You see, for more than two years, I’d worn down my front door. Whether it was hot or cold outside, with blue skies or stormy ones, I’d walked or run at least a mile each day.
Somewhere in that process, I’d gotten a smartwatch. And I’d developed an unhealthy obsession with reaching the activity goals the device defined for me.
I’d reached them for 400 straight days when the sun came up on this winter day. And I’d decided the streak would not reach 401.
So, I sat the day out. And I took the next day — a workday — off from exercising as well.
I wish I could say that this forced siesta was relaxing. That it left me rejuvenated and prepared to take on what lay ahead.
But truth be told, I spent most of that time worrying about my first day back on the horse. Would I be able to bounce back now that I’d broken the chain?
As it turns out, my fears were unfounded.
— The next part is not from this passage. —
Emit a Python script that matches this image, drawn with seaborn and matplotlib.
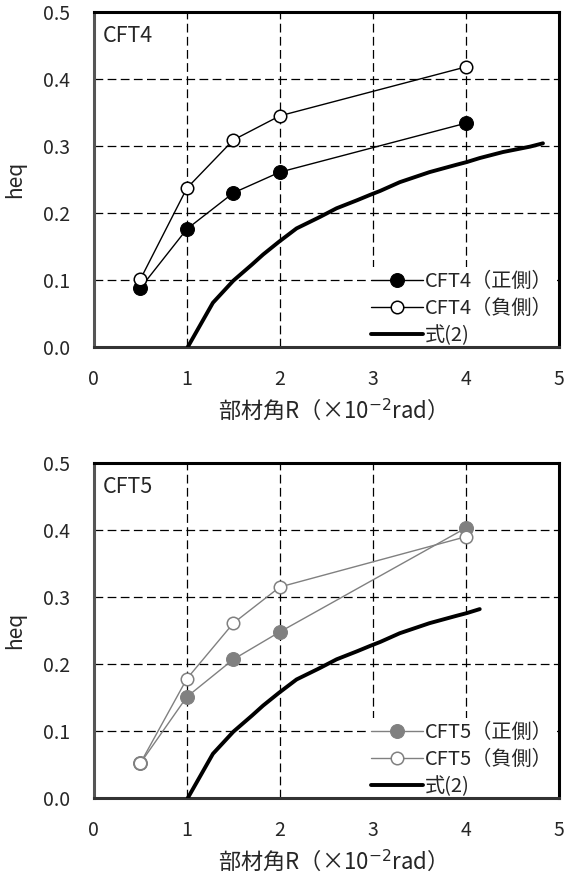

I was able to get back into the flow seamlessly after those two days off. It was as if the hiatus had never happened.
And with that revelation, two decades of my modus operandi went up in smoke.
There’s something remarkable that only the greatest basketball players possess.
It’s not the size or the freakish athleticism. It’s not their aptitude at shooting the ball while off-balance. It’s not even the ability to raise their game when the stakes are highest.
No, the greatest basketball players — from Michael Jordan to Kobe Bryant to LeBron James — they’ve been able to change speeds. They’ve had the ability to drive hard to the hoop or take things slow on the perimeter, depending on what the situation called for. Sometimes, they’ve even mixed both tactics to leave defenders in the dust.
These talents are awe-inspiring on the basketball court. But they needn’t be extraordinary off it.
As we navigate the marathon of life, we should alter our pace. We should maintain that burst as we sprint into new passions, vocations, or initiatives. But we should consider taking our foot off the gas now and then to preserve ourselves for the long haul.
This strategy is not without risks. There is a chance we could lose our momentum for good.
But the alternative is far riskier. We’re just not built for it.
So, let’s be bold, determined, and courageous. But let’s also be smart.
It will put us in a better position for success.